Afghan officials, hopeful that direct contact with Taleban commanders could give them leverage in any peace talks, have long urged Pakistan for access to prisoners.
The task of energising the Afghan peace process is gaining urgency as Nato combat troops prepare to withdraw by the end of 2014. Some Afghans fear the country could face civil war or another Taleban takeover if insurgents are not brought into a binding peace process before then.
It is not clear why Pakistan made the gesture at this time but it has come under mounting pressure to support American efforts to stabilise Afghanistan as the endgame nears.

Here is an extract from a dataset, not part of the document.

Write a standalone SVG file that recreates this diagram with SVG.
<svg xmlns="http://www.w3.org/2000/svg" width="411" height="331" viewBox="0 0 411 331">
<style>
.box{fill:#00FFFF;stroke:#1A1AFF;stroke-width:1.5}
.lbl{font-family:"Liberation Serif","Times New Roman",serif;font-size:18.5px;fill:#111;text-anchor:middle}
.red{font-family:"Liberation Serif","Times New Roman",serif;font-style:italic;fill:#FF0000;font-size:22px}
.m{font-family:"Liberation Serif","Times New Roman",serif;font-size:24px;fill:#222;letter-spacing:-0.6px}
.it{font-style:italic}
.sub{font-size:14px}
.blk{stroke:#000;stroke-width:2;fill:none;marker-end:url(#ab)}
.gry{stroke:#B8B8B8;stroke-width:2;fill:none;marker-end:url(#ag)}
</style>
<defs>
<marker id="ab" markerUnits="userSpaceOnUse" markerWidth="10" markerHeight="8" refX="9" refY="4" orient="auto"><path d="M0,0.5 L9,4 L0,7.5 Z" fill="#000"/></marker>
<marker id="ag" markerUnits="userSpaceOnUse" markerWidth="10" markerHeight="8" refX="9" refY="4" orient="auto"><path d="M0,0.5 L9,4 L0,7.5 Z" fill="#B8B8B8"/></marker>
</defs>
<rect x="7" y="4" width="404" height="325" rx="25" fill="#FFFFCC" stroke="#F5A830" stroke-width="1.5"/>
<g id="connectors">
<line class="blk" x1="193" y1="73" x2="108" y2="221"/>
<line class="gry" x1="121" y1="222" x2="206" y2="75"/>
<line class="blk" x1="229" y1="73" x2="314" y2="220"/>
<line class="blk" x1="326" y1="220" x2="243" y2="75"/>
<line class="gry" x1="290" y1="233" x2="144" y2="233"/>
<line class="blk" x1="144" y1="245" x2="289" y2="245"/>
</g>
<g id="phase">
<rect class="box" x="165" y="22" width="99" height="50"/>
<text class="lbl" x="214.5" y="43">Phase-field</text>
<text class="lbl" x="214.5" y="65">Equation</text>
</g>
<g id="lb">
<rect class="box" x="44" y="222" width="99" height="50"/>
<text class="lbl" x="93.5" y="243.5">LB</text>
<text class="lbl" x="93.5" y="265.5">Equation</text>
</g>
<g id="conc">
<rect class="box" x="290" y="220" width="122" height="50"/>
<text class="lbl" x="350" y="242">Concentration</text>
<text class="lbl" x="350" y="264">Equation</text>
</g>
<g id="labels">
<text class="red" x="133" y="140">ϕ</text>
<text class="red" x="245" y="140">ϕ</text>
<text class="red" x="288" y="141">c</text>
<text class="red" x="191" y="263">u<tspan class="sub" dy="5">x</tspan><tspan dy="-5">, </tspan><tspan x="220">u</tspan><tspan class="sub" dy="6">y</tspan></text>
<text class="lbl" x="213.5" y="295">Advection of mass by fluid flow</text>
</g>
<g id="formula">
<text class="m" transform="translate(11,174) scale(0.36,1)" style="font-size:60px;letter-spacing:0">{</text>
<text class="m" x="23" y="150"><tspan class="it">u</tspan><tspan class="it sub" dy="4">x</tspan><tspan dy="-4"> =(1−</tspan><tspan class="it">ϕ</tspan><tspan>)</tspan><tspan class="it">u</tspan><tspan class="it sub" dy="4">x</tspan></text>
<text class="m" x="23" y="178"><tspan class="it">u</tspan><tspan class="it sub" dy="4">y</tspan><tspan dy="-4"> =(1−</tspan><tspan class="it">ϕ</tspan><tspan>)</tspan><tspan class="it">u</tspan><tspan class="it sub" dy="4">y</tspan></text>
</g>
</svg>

A senior Pakistani army official said it had not yet been decided if the former Afghan Taleban second in command, Mullah Abdul Ghani Baradar, would be released.
Afghan officials have identified him as a figure who may command enough respect to persuade the Taleban to pursue peace after more than a decade of fighting the western alliance and Afghan forces.
Afghan officials have suspected that Pakistan has been holding Afghan Taleban members in jail to retain some control over peace efforts and have a say in any settlement.
Those in detention include former justice minister Mullah Nooruddin Toorabi and Mullah Jahangirwal, former secretary of Taleban leader Mullah Mohammad Omar and Allahdat Tayab, an ex-deputy minister, Afghan officials said. “We have asked Pakistan to release them because they were the policymakers of the Taleban and close aides to Mullah Omar,” said Habibullah Fawzi, of the Afghan peace team.